South African entrepreneurs are not thriving and more needs to be done to improve the country’s entrepreneurial ecosystem.
That is according to the State of Entrepreneurship in South Africa report, released by Seed Academy after surveying more than 1,000 entrepreneurs across the county.
It found the South African startup ecosystem remains difficult to navigate with several entrepreneurs reporting they do not know how to access available support. Key challenges for entrepreneurs include inability to raise funds, finding customers, customers paying late and unpredictability of business conditions.
“We’ve undertaken this survey for four years and it is SA’s largest and most referenced entrepreneur survey,” said Donna Rachelson, chief executive officer (CEO) of Seed Academy.

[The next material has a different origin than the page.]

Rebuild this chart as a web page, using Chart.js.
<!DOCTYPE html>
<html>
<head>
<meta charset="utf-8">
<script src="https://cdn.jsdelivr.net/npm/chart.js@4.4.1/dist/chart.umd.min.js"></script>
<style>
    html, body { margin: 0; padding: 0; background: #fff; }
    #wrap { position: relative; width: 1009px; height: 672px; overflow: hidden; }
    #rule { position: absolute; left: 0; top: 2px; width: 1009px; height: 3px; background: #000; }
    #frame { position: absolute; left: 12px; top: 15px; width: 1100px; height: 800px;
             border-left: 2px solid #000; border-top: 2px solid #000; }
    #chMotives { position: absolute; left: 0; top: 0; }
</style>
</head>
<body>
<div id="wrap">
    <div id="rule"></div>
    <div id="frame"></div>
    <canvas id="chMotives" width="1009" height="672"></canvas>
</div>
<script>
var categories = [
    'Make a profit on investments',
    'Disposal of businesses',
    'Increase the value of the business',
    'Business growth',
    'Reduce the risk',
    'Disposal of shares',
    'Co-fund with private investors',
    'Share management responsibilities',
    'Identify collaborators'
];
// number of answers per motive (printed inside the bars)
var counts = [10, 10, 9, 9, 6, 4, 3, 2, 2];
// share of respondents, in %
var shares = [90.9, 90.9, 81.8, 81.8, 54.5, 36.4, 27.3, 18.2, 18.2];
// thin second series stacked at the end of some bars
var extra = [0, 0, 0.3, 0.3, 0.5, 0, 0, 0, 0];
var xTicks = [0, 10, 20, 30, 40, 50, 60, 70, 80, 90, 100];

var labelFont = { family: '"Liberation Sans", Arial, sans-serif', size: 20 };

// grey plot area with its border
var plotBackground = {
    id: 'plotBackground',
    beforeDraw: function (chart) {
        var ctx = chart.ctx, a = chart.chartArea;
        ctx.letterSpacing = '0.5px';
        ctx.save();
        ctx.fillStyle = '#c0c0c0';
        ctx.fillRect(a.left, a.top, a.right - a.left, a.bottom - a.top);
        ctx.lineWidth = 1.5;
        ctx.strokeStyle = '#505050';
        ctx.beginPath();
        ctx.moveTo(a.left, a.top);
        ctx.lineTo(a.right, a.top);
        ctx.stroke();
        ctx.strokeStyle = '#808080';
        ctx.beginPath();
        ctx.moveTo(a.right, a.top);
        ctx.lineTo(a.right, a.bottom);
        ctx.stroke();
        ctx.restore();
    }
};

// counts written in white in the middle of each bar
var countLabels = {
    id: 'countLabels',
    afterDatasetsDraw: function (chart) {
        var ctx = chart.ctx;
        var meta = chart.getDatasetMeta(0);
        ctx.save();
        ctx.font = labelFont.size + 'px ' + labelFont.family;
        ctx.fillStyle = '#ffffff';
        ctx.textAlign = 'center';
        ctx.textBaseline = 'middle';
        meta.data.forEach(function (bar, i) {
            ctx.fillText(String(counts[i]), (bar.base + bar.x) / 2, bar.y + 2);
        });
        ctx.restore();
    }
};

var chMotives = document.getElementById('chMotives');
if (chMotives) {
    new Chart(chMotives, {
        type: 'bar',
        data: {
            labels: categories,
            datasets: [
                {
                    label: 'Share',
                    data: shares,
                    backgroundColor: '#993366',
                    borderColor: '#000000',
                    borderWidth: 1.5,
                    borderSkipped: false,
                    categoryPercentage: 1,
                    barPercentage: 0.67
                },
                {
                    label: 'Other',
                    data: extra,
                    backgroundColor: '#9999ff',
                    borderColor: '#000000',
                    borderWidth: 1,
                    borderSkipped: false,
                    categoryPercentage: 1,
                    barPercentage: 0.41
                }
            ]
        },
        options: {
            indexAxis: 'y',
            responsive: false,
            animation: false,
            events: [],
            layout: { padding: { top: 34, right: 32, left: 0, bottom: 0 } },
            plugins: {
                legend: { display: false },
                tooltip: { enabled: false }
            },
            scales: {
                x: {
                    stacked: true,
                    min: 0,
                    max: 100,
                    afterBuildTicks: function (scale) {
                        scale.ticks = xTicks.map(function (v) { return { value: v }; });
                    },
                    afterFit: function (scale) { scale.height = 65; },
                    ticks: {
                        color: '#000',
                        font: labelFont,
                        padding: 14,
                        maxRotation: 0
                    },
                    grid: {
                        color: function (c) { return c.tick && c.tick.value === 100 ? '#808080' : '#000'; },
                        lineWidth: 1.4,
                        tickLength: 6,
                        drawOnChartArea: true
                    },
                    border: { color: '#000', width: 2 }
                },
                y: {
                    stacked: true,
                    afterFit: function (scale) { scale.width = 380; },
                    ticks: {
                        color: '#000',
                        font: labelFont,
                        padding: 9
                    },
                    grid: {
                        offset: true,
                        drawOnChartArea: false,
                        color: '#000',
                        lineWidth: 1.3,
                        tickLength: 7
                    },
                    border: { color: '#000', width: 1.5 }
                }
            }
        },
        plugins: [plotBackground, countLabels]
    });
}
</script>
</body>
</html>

“We see small progress in terms of business survival rates, revenue increases and more women entrepreneurs but what we really need is for stakeholders in the ecosystem to pull together and make major trajectory changes that support all entrepreneurs from seed through to scale-up stages. We still don’t have the basics right: early stage funding and high impact business support throughout the entrepreneurial journey.”
The number of for-profit social enterprises has increased by 10 per cent since 2017, demonstrating that businesses that address social and community issues are on the rise. Of the businesses that are post revenue, only five per cent have a turnover of greater than ZAR5 million.
Keys to success for entrepreneurs remain strong personal networks, proper business planning, access to business support services and the ability to present for new market opportunities. Business focus is necessary but 47 per cent of businesses are engaged in business to business, business to consumer and business to government initiatives at the same time – making market focus difficult.
Accessing funding remains the biggest concern and challenge for entrepreneurs. Entrepreneurs are largely self-funding and are not applying for funding because they don’t know where or how. The risk appetite for funding early stage and perceived “risky” entrepreneurs is low. In addition, the angel network and banks as funding options remain ineffective.
Rachelson recommends real conversations over what is needed to be done differently to develop an ecosystem that develops sustainable businesses that create jobs. Funders need to play a far more active role in educating entrepreneurs about their processes and put in place interventions that assist entrepreneurs to become ‘funding ready’. They should also be allocating risk-based funding to early-stage entrepreneurs together with appropriate business development support.
“Align the support provided by government and other role players as the current ecosystem is disjointed with very little cooperation and coordination. This results in misalignment to the sectors that are highlighted in key economic policy documents. We also need to design interventions that are appropriate for women,” she said.